The Consent Culture Starts at the Door

The host sets the tone, and the tone is set early. Experienced hosts state the house rules out loud as guests arrive rather than leaving the rules to be inferred. A short, warm version works well: name the layout of the space, name the quiet room if there is one, remind guests that no one has to play, and remind them that "no" is always a complete answer that nobody is owed an explanation for. The first five minutes set the emotional temperature for the next five hours.

The "no one has to play" rule is non-negotiable at any well-hosted event. It means that any guest may socialize only, participate lightly, or not participate in anything beyond conversation, and that stepping back from an interaction never requires a justification. Hosts who take this seriously tend to attract repeat guests; hosts who do not find that word travels quickly in the other direction.

Evergreen Themes Outperform Seasonal Hooks

Theme parties give guests a shared reference point that makes early conversation easier, and the themes that hold up best over time are the ones that work in any month rather than being tied to a particular holiday. A decade party — seventies night, eighties night — gives guests a clear costume cue and an immediate icebreaker. A costume masquerade with simple half-masks lowers the social stakes without requiring anyone to rent a full outfit. A black-and-white night is visually striking and demands almost no planning from guests. A speakeasy theme works with almost any interior and invites a slightly more formal dress code that many guests enjoy.

Seasonal hooks — new year, valentine's, halloween — can work occasionally, but they lock the party into a specific calendar slot and usually do not carry enough conceptual weight to do the ice-breaking work that an evergreen theme does effortlessly.

Small Details That Carry a Party

The finishing touches that guests actually remember are rarely expensive. Clear lighting that marks the transition between social and play areas. A quiet room set up with low light, comfortable seating, and no music, so guests have somewhere to talk or take a break. A visible but unobtrusive cue for the house rules, either stated at the door or posted where a guest can re-read it without feeling watched. A simple consent reminder — a card on the drinks table, a line in a welcome note — signals the host's seriousness without being heavy-handed.

Interesting conversation pieces on surfaces — a photo book, a coffee-table title, a small curio — give guests who do not know each other well something to orient around. The newer couples at a party almost always benefit most from these small details because they remove the pressure of generating conversation from nothing.

The parties that get remembered as good are almost never the ones with the most elaborate production. They are the ones where guests felt welcome from the moment they arrived, where the rules were clear without being preachy, where the "no one has to play" principle was respected without being endlessly announced, and where the host was visibly taking care of people throughout the evening. The decor and the theme are there to support that atmosphere, not to substitute for it.

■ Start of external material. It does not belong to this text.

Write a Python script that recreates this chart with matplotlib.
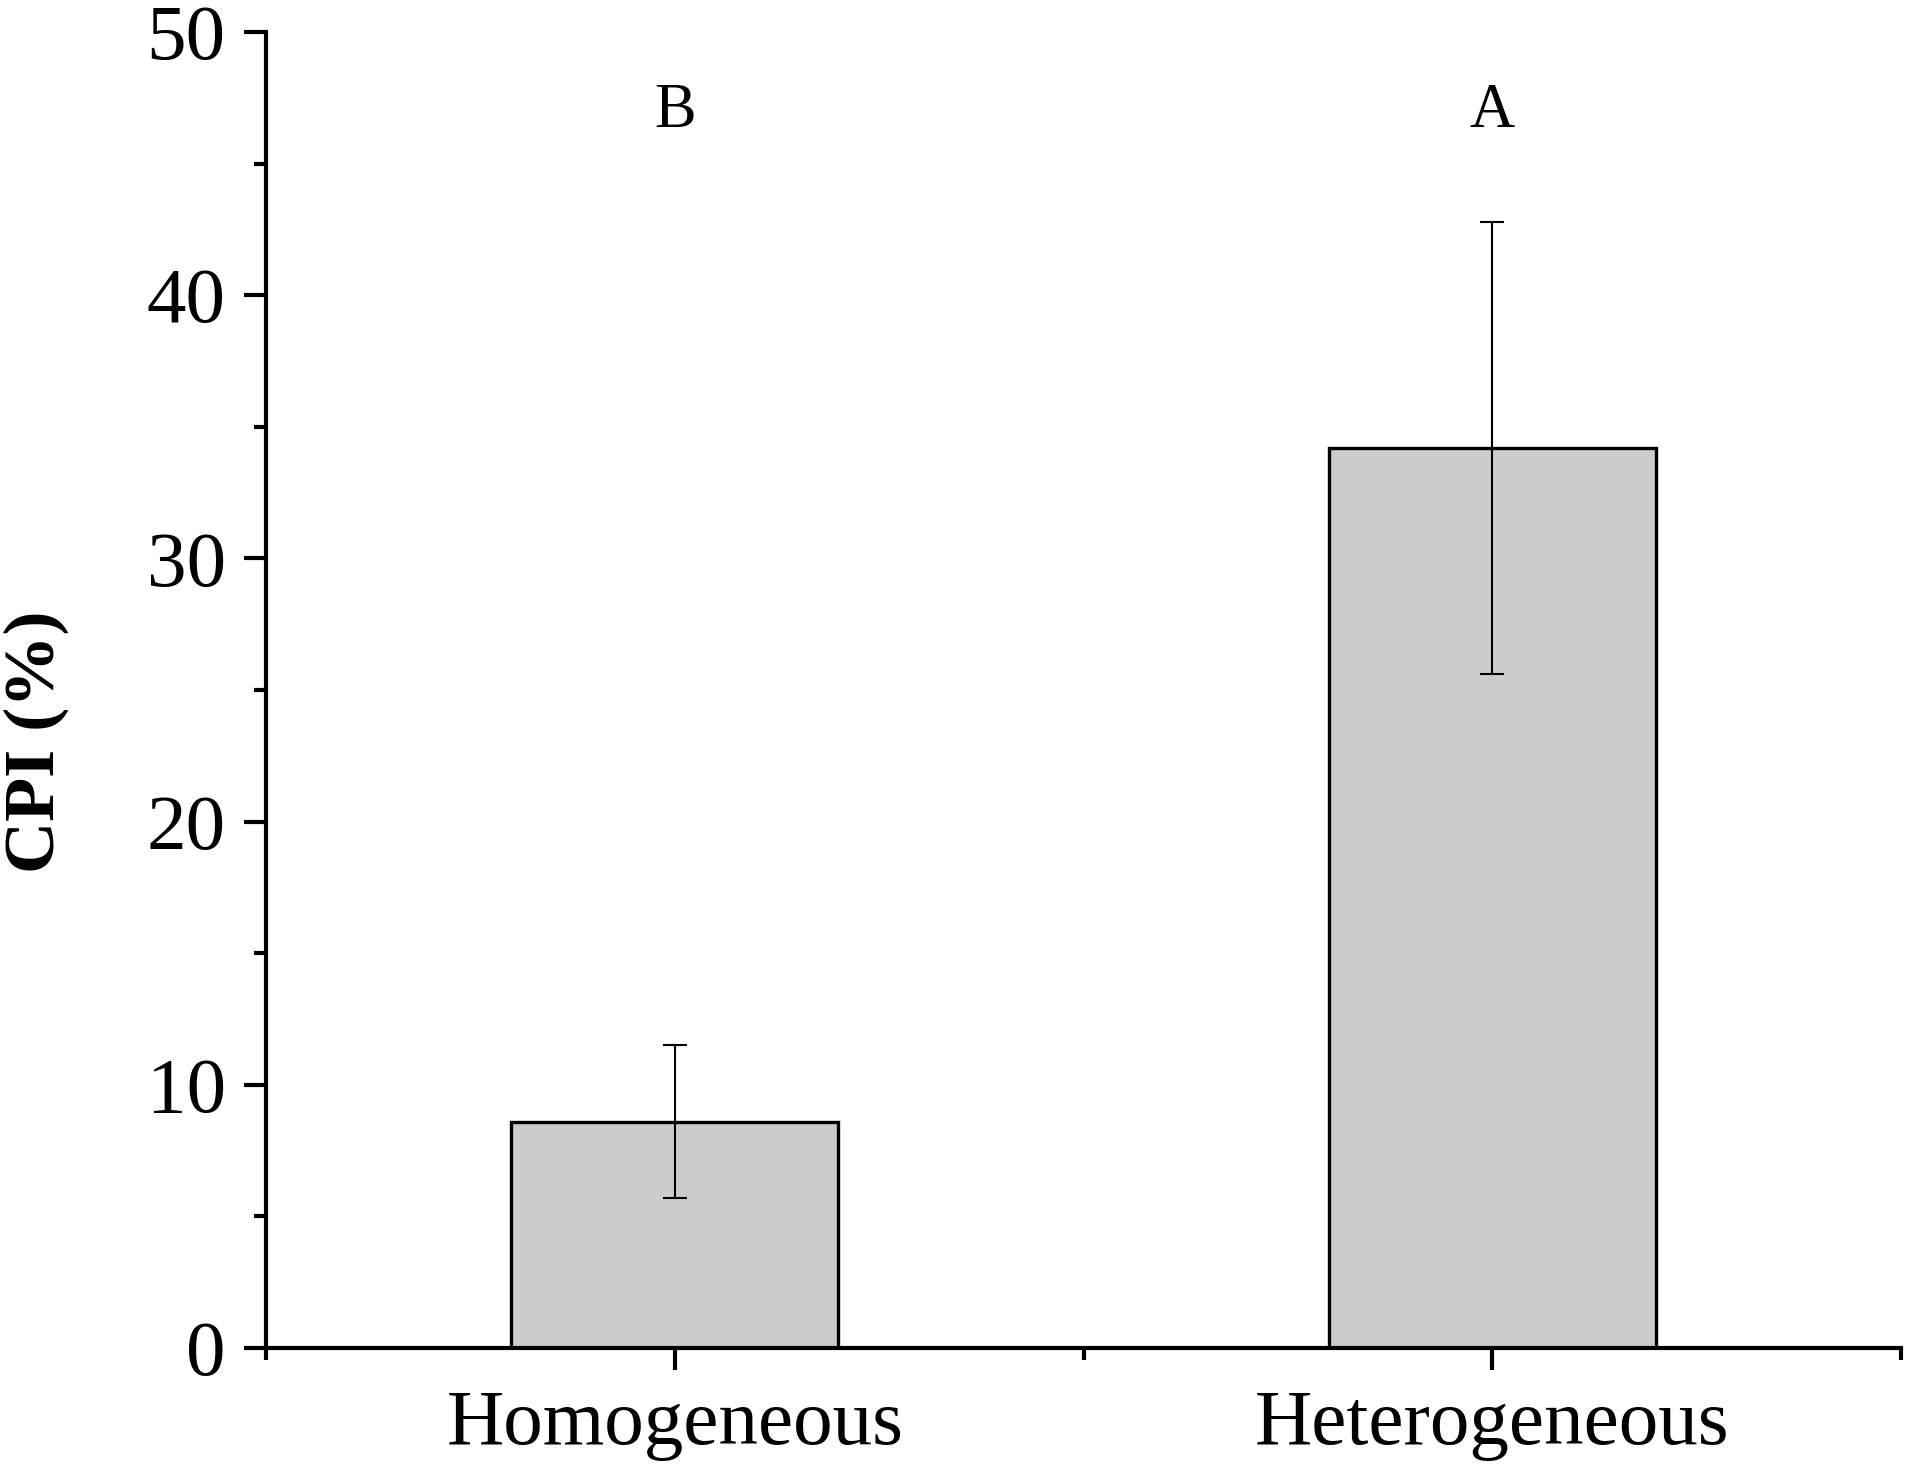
import matplotlib
matplotlib.use("Agg")
import matplotlib.pyplot as plt
from matplotlib.ticker import MultipleLocator, FixedLocator

# data
groups = ['Homogeneous', 'Heterogeneous']
cpi = [8.6, 34.2]
cpi_err = [2.9, 8.6]
letters = ['B', 'A']

plt.rcParams['font.family'] = ['Liberation Serif', 'DejaVu Serif']

fig = plt.figure(figsize=(19.05, 14.68), dpi=100)
ax = fig.add_axes([0.1396, 0.0817, 0.8584, 0.8965])

x = [1, 2]
ax.bar(x, cpi, width=0.4, color='#cccccc', edgecolor='black', linewidth=2.4, zorder=2)
ax.errorbar(x, cpi, yerr=cpi_err, fmt='none', ecolor='black',
            elinewidth=1.5, capsize=8.5, capthick=1.5, zorder=3)

# significance letters above the bars
for xi, letter in zip(x, letters):
    ax.text(xi, 46.4, letter, ha='center', va='baseline', fontsize=45)

ax.set_xlim(0.5, 2.5)
ax.set_ylim(0, 50)
ax.set_xticks(x)
ax.set_xticklabels(groups)
ax.xaxis.set_minor_locator(FixedLocator([0.5, 1.5, 2.5]))
ax.yaxis.set_major_locator(MultipleLocator(10))
ax.yaxis.set_minor_locator(MultipleLocator(5))

for side in ['top', 'right']:
    ax.spines[side].set_visible(False)
for side in ['left', 'bottom']:
    ax.spines[side].set_linewidth(3)

ax.tick_params(axis='both', which='major', direction='out', length=16, width=3,
               labelsize=57)
ax.tick_params(axis='both', which='minor', direction='out', length=8.5, width=3)
ax.tick_params(axis='y', which='major', pad=13)
ax.tick_params(axis='x', which='major', pad=14)

fig.text(36 / 1905, 1 - 742 / 1468, 'CPI (%)', rotation=90, ha='center', va='center',
         fontsize=52, fontweight='bold')

fig.savefig('out.png', dpi=100)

— Hosts on Swing.com who run lifestyle parties in their homes

Food, Drinks, and the Category Line

Food and drink belong in the social layer of a party and should stay there. A thoughtful spread, good non-alcoholic options alongside the usual drinks, and a well-stocked water table are host baseline. Mixing food into sexual activity is a specific mistake that occasionally appears in older party-planning writing and is worth avoiding entirely — it blurs the line between social and play categories that the rest of the party is carefully keeping distinct, and experienced guests find it awkward rather than playful.

The Short Version

Good hosts plan the consent culture first, the theme second, and the small touches third. A welcoming door, a stated house ruleset, a respected "no one has to play" principle, and a few thoughtful details are the backbone of a party guests want to come back to. Everything else is decoration around that structure — worth doing, but secondary to the work the host does in the first five minutes of the night.